Quand il s’agit d’amour, de confiance, de courage, de gratitude, de connaissance : il me semble en effet que l’abondance entraîne l’abondance, de la part des autres, de la part de soi-même. Peut-être même qu’elle aide à aller vers plus de frugalité matérielle, qu’elle pousse à se dépouiller de la carapace d’objets pas si utiles dont on s’entoure pour se rasséréner.
C’est drôle, j’ai réalisé récemment que j’utilisais à propos de mes ressources intérieures un vocabulaire habituellement utilisé en économie : capitaliser, économiser, investir, tirer des bénéfices. Cela me vient sans doute de mon expérience de la psychanalyse, qui utilise l’angle économique pour observer les dynamiques psychiques, et au passage ça fait plaisir à l’éco-féministe en moi, heureuse de se réapproprier (action recouverte par le terme « reclaim » que j’affectionne beaucoup), des concepts utilisés par mes adversaires politiques.

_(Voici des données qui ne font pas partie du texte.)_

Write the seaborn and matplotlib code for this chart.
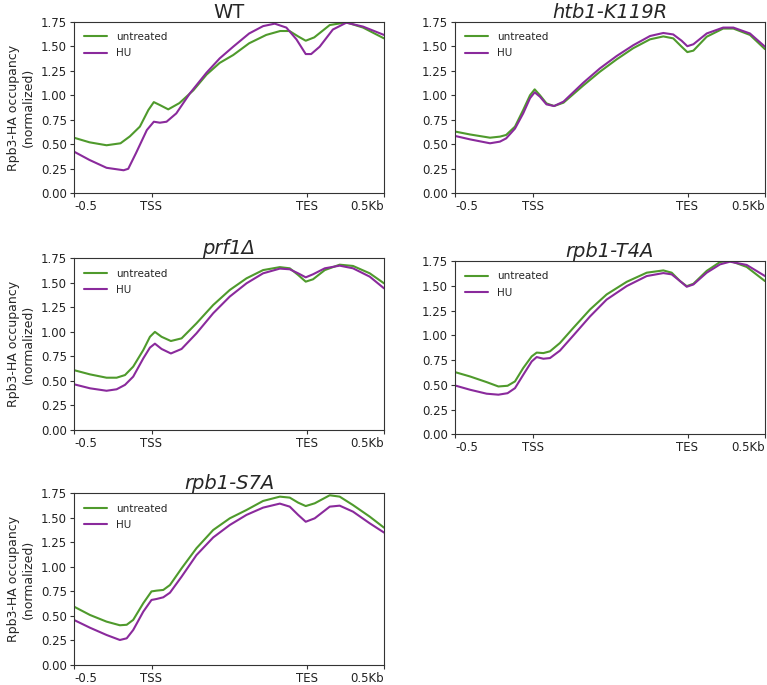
import matplotlib
matplotlib.use("Agg")
import matplotlib.pyplot as plt
import seaborn as sns
import pandas as pd

# ---- data (bin positions 0..200; TSS at 50, TES at 150) ----
tick_pos = [0, 50, 150, 200]
tick_labels = ["-0.5", "TSS", "TES", "0.5Kb"]
series_names = ["untreated", "HU"]

wt_unt_x = [0, 10, 21, 30, 36, 42.5, 48, 51.5, 55.4, 60.8, 68, 77, 85.5, 94, 102.7, 113, 124, 133, 139, 144.6, 149.5, 155, 165, 175.7, 186.5, 200]
wt_unt_y = [0.567, 0.52, 0.49, 0.51, 0.58, 0.68, 0.85, 0.93, 0.90, 0.856, 0.92, 1.05, 1.21, 1.33, 1.41, 1.53, 1.615, 1.655, 1.655, 1.60, 1.556, 1.59, 1.716, 1.743, 1.69, 1.58]
wt_hu_x = [0, 10, 21, 32, 35, 40, 47, 51.5, 55.4, 59.7, 66, 74.8, 85.5, 94, 102.7, 113, 122, 129.5, 137, 143.5, 149.5, 153, 158.5, 167, 175.7, 186.5, 200]
wt_hu_y = [0.425, 0.34, 0.26, 0.235, 0.25, 0.41, 0.645, 0.73, 0.72, 0.73, 0.815, 1.02, 1.23, 1.376, 1.495, 1.63, 1.705, 1.73, 1.69, 1.57, 1.42, 1.42, 1.495, 1.67, 1.74, 1.70, 1.615]

htb_x = [0, 9.7, 22.6, 29, 33, 38.7, 44, 48.4, 51.4, 54.8, 59, 63.9, 70, 82.8, 93.5, 104.3, 115, 125.8, 134.4, 140.8, 146.2, 149.9, 153.8, 162.4, 173, 179.6, 190.3, 200]
htb_unt_y = [0.63, 0.60, 0.567, 0.578, 0.595, 0.68, 0.85, 1.00, 1.06, 1.00, 0.917, 0.89, 0.924, 1.10, 1.24, 1.366, 1.48, 1.57, 1.60, 1.58, 1.495, 1.44, 1.455, 1.597, 1.68, 1.68, 1.615, 1.47]
htb_hu_y = [0.585, 0.55, 0.51, 0.527, 0.56, 0.66, 0.815, 0.97, 1.03, 0.985, 0.907, 0.89, 0.935, 1.128, 1.274, 1.40, 1.51, 1.604, 1.635, 1.62, 1.556, 1.50, 1.52, 1.63, 1.69, 1.69, 1.63, 1.495]

prf_x = [0, 10.3, 21, 27.5, 32.9, 38.2, 44.7, 49, 52.2, 56.5, 62.5, 69.4, 79, 89.8, 100.5, 111.3, 122, 132.8, 139.2, 144.6, 149.5, 154.2, 161.8, 171.4, 180, 190.8, 200]
prf_unt_y = [0.61, 0.567, 0.533, 0.533, 0.56, 0.646, 0.815, 0.95, 1.00, 0.95, 0.907, 0.934, 1.087, 1.274, 1.427, 1.546, 1.63, 1.66, 1.648, 1.58, 1.512, 1.536, 1.63, 1.685, 1.672, 1.597, 1.495]
prf_hu_y = [0.466, 0.425, 0.40, 0.415, 0.46, 0.544, 0.73, 0.84, 0.88, 0.826, 0.78, 0.826, 0.985, 1.19, 1.36, 1.495, 1.597, 1.645, 1.638, 1.597, 1.556, 1.587, 1.648, 1.675, 1.648, 1.563, 1.444]

t4a_x = [0, 9.7, 20.4, 28, 33.9, 38.7, 44, 49.5, 52.7, 57, 61.3, 67.7, 76.3, 87.1, 97.8, 110.8, 123.7, 134.4, 139.8, 145.2, 149.5, 153.8, 162.4, 171, 177.4, 188.2, 200]
t4a_unt_y = [0.628, 0.584, 0.527, 0.483, 0.49, 0.534, 0.669, 0.787, 0.825, 0.82, 0.838, 0.922, 1.074, 1.26, 1.412, 1.54, 1.632, 1.655, 1.632, 1.547, 1.496, 1.52, 1.65, 1.74, 1.752, 1.69, 1.547]
t4a_hu_y = [0.493, 0.45, 0.41, 0.40, 0.415, 0.466, 0.60, 0.736, 0.78, 0.763, 0.77, 0.845, 0.997, 1.19, 1.36, 1.497, 1.598, 1.628, 1.615, 1.547, 1.49, 1.513, 1.632, 1.716, 1.743, 1.71, 1.598]

s7a_x = [0, 10.3, 21, 29.6, 34, 38.2, 44.7, 50, 53.3, 57.6, 61.9, 69.4, 79, 89.8, 100.5, 111.3, 122, 132.8, 139.2, 144.6, 149.5, 155.3, 165, 171.4, 180, 190.8, 200]
s7a_unt_y = [0.595, 0.51, 0.442, 0.405, 0.41, 0.46, 0.63, 0.75, 0.758, 0.765, 0.815, 0.985, 1.19, 1.376, 1.495, 1.58, 1.672, 1.716, 1.706, 1.655, 1.62, 1.648, 1.73, 1.716, 1.63, 1.512, 1.40]
s7a_hu_y = [0.459, 0.38, 0.306, 0.255, 0.272, 0.357, 0.544, 0.663, 0.673, 0.69, 0.737, 0.90, 1.12, 1.30, 1.427, 1.53, 1.604, 1.645, 1.614, 1.53, 1.46, 1.495, 1.614, 1.624, 1.563, 1.444, 1.35]

titles = ["WT", "htb1-K119R", "prf1\u0394", "rpb1-T4A", "rpb1-S7A"]
italic = [False, True, True, True, True]
panels = [
    (wt_unt_x, wt_unt_y, wt_hu_x, wt_hu_y),
    (htb_x, htb_unt_y, htb_x, htb_hu_y),
    (prf_x, prf_unt_y, prf_x, prf_hu_y),
    (t4a_x, t4a_unt_y, t4a_x, t4a_hu_y),
    (s7a_x, s7a_unt_y, s7a_x, s7a_hu_y),
]

# ---- styling ----
sns.set_style("ticks")
plt.rcParams["font.family"] = ["DejaVu Sans"]
plt.rcParams["lines.solid_joinstyle"] = "round"
palette = {"untreated": "#4f9a2c", "HU": "#8a2a9c"}

W, H = 767, 685
fig = plt.figure(figsize=(W / 100, H / 100), dpi=100)

# axes boxes in pixels (left, top, right, bottom)
boxes = [
    (74, 21.7, 384, 193.3),
    (455, 21.7, 765, 193.3),
    (74, 258.3, 384, 430),
    (455, 261, 765, 434.3),
    (74, 493.3, 384, 665),
]

for i, (box, (ux, uy, hx, hy)) in enumerate(zip(boxes, panels)):
    l, t, r, b = box
    ax = fig.add_axes([l / W, 1 - b / H, (r - l) / W, (b - t) / H])
    df = pd.concat([
        pd.DataFrame({"bin": ux, "value": uy, "condition": "untreated"}),
        pd.DataFrame({"bin": hx, "value": hy, "condition": "HU"}),
    ])
    sns.lineplot(data=df, x="bin", y="value", hue="condition",
                 hue_order=series_names, palette=palette, linewidth=1.5,
                 ax=ax, sort=True, estimator=None)
    ax.set_xlim(0, 200)
    ax.set_ylim(0, 1.75)
    ax.set_yticks([0, 0.25, 0.5, 0.75, 1.0, 1.25, 1.5, 1.75])
    ax.set_xticks(tick_pos)
    ax.set_xticklabels(tick_labels)
    labs = ax.get_xticklabels()
    labs[0].set_ha("left")
    labs[-1].set_ha("right")
    ax.tick_params(labelsize=8.5, length=3, width=0.8, pad=2,
                   colors="#333333", labelcolor="#222222")
    for s in ax.spines.values():
        s.set_visible(True)
        s.set_linewidth(0.8)
        s.set_color("#333333")
    ax.set_xlabel("")
    if i % 2 == 0:
        ax.set_ylabel("Rpb3-HA occupancy\n(normalized)", fontsize=9, labelpad=4)
    else:
        ax.set_ylabel("")
    ax.set_title(titles[i], fontsize=14, style="italic" if italic[i] else "normal", pad=3)
    leg = ax.legend(loc="upper left", frameon=False, fontsize=7.5, handlelength=2.2,
                    borderaxespad=0.6, labelspacing=0.6)
    for h in leg.get_lines():
        h.set_linewidth(1.5)

fig.savefig("out.png", dpi=100)
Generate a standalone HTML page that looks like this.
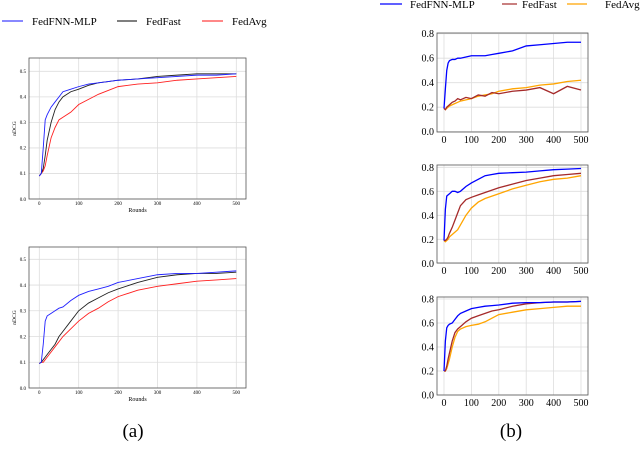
<!DOCTYPE html>
<html><head><meta charset="utf-8"><style>
body{margin:0;background:#fff;}
svg{display:block;font-family:"Liberation Serif",serif;}
</style></head><body>
<svg id="fig" width="640" height="465" viewBox="0 0 640 465">
<g>
<line x1="2" y1="21" x2="23" y2="21" stroke="#4040ff" stroke-width="1.2"/><text x="32" y="25" font-size="11">FedFNN-MLP</text>
<line x1="117" y1="21" x2="137" y2="21" stroke="#333" stroke-width="1.2"/><text x="146" y="25" font-size="11">FedFast</text>
<line x1="202" y1="21" x2="223" y2="21" stroke="#ff4040" stroke-width="1.2"/><text x="232" y="25" font-size="11">FedAvg</text>
</g>
<g>
<line x1="380" y1="4" x2="402" y2="4" stroke="#0000ff" stroke-width="1.2"/><text x="410" y="8" font-size="11">FedFNN-MLP</text>
<line x1="502" y1="4" x2="517" y2="4" stroke="#a52a2a" stroke-width="1.2"/><text x="522" y="8" font-size="11">FedFast</text>
<line x1="567" y1="4" x2="587" y2="4" stroke="#ffa500" stroke-width="1.2"/><text x="605" y="8" font-size="11">FedAvg</text>
</g>
<text x="133" y="437" font-size="19" text-anchor="middle">(a)</text>
<text x="511" y="437" font-size="19" text-anchor="middle">(b)</text>
</svg>
<script>
const xs=[0,5,10,15,20,30,40,50,60,80,100,125,150,175,200,250,300,350,400,450,500];
const a1Blue=[.09,.1,.2,.31,.33,.36,.38,.4,.42,.43,.44,.45,.455,.46,.465,.47,.475,.48,.485,.485,.49];
const a1Black=[.09,.1,.12,.17,.23,.3,.35,.38,.4,.42,.43,.445,.455,.46,.465,.47,.48,.485,.49,.49,.49];
const a1Red=[.09,.1,.11,.13,.17,.24,.28,.31,.32,.34,.37,.39,.41,.425,.44,.45,.455,.465,.47,.475,.48];
const a2Blue=[.095,.1,.17,.26,.28,.29,.3,.31,.315,.34,.36,.375,.385,.395,.41,.425,.44,.445,.445,.45,.455];
const a2Black=[.095,.1,.11,.12,.13,.15,.17,.2,.22,.26,.3,.33,.35,.37,.385,.41,.43,.44,.445,.445,.45];
const a2Red=[.095,.1,.1,.11,.12,.14,.16,.18,.2,.23,.26,.29,.31,.335,.355,.38,.395,.405,.415,.42,.425];
const b1Blue=[.19,.35,.5,.56,.58,.59,.59,.6,.6,.61,.62,.62,.62,.63,.64,.66,.7,.71,.72,.73,.73];
const b1Brown=[.19,.18,.2,.21,.22,.24,.25,.27,.26,.28,.27,.3,.29,.32,.31,.33,.34,.36,.31,.37,.34];
const b1Orange=[.19,.18,.19,.2,.21,.22,.23,.24,.25,.26,.27,.29,.3,.31,.33,.35,.36,.38,.39,.41,.42];
const b2Blue=[.19,.45,.56,.57,.58,.6,.6,.59,.6,.64,.67,.7,.73,.74,.75,.755,.76,.77,.78,.785,.79];
const b2Brown=[.19,.19,.2,.22,.25,.3,.36,.42,.48,.53,.55,.57,.59,.61,.63,.66,.69,.71,.73,.74,.75];
const b2Orange=[.19,.18,.19,.2,.22,.24,.26,.28,.32,.4,.46,.51,.54,.56,.58,.62,.65,.68,.7,.71,.73];
const b3Blue=[.2,.45,.56,.58,.59,.6,.63,.66,.68,.7,.72,.73,.74,.745,.75,.765,.77,.77,.775,.775,.78];
const b3Brown=[.2,.2,.24,.3,.35,.45,.52,.55,.57,.61,.64,.66,.68,.7,.71,.74,.76,.77,.775,.775,.78];
const b3Orange=[.2,.2,.22,.26,.3,.4,.48,.53,.55,.57,.58,.59,.61,.64,.67,.69,.71,.72,.73,.74,.74];
const aYTicks=[0,.1,.2,.3,.4,.5];
const bYTicks=[0,.2,.4,.6,.8];
const xTicks=[0,100,200,300,400,500];
const NS='http://www.w3.org/2000/svg';
const svg=document.getElementById('fig');
function mk(t,a,p){const e=document.createElementNS(NS,t);for(const k in a)e.setAttribute(k,a[k]);(p||svg).appendChild(e);return e;}
function chart(name,box,x0,x500,y0,yTopVal,yTopPx,yTicks,fs,series,isA){
  const g=mk('g',{});
  
  
  const sx=v=>x0+(x500-x0)*v/500, sy=v=>y0-(y0-yTopPx)*v/yTopVal;
  yTicks.forEach(t=>{const l=mk('line',{x1:box[0],x2:box[2],y1:sy(t),y2:sy(t),stroke:'#ddd','stroke-width':0.8},g);
    
    const tx=mk('text',{x:box[0]-3,y:sy(t)+fs*0.35,'font-size':fs,'text-anchor':'end'},g);tx.textContent=t.toFixed(1);
    });
  xTicks.forEach(t=>{const l=mk('line',{x1:sx(t),x2:sx(t),y1:box[1],y2:box[3],stroke:'#ddd','stroke-width':0.8},g);
    
    const tx=mk('text',{x:sx(t),y:box[3]+fs+1,'font-size':fs,'text-anchor':'middle'},g);tx.textContent=t;
    });
  series.forEach(s=>{const p=mk('polyline',{points:xs.map((x,i)=>sx(x)+','+sy(s[0][i])).join(' '),fill:'none',stroke:s[1],'stroke-width':isA?0.9:1.3},g);
    });
  const r=mk('rect',{x:box[0],y:box[1],width:box[2]-box[0],height:box[3]-box[1],fill:'none',stroke:'#555','stroke-width':0.8},g);
  
  if(isA){const yl=mk('text',{x:16,y:(box[1]+box[3])/2,'font-size':5.5,'text-anchor':'middle',transform:`rotate(-90 16 ${(box[1]+box[3])/2})`},g);yl.textContent='nDCG';
    
    const xl=mk('text',{x:(box[0]+box[2])/2,y:box[3]+13,'font-size':6,'text-anchor':'middle'},g);xl.textContent='Rounds';
    }
}
chart('chart-a-top',[29,58,246,199],39.3,236.3,199,.5,71.3,aYTicks,5,[[a1Red,'#ff2020','line-fedavg'],[a1Black,'#222','line-fedfast'],[a1Blue,'#2020ff','line-fedfnn-mlp']],true);
chart('chart-a-bottom',[29,247,246,388],39.3,236.3,388,.5,259.3,aYTicks,5,[[a2Red,'#ff2020','line-fedavg'],[a2Black,'#222','line-fedfast'],[a2Blue,'#2020ff','line-fedfnn-mlp']],true);
chart('chart-b-top',[437,33,588,132],444,581,131.7,.8,33.7,bYTicks,10,[[b1Orange,'#ffa500','line-fedavg'],[b1Brown,'#a52a2a','line-fedfast'],[b1Blue,'#0000ff','line-fedfnn-mlp']],false);
chart('chart-b-middle',[437,165,588,263],444,581,263.3,.8,167.3,bYTicks,10,[[b2Orange,'#ffa500','line-fedavg'],[b2Brown,'#a52a2a','line-fedfast'],[b2Blue,'#0000ff','line-fedfnn-mlp']],false);
chart('chart-b-bottom',[437,297,588,395],444,581,395,.8,299,bYTicks,10,[[b3Orange,'#ffa500','line-fedavg'],[b3Brown,'#a52a2a','line-fedfast'],[b3Blue,'#0000ff','line-fedfnn-mlp']],false);
</script>
</body></html>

Je ne sais pas si l’argent doit être considéré comme matériel ou immatériel, illimité ou indexé sur des stocks finis. Sans doute ne suis-je pas seule à me poser cette question, et selon la réponse qu’on y apporte, cela peut ouvrir la porte à une accumulation en toute bonne conscience… « Croyance limitante », dites-vous ? Pour le moment je vais me contenter de spéculer sur mes ressources intérieures.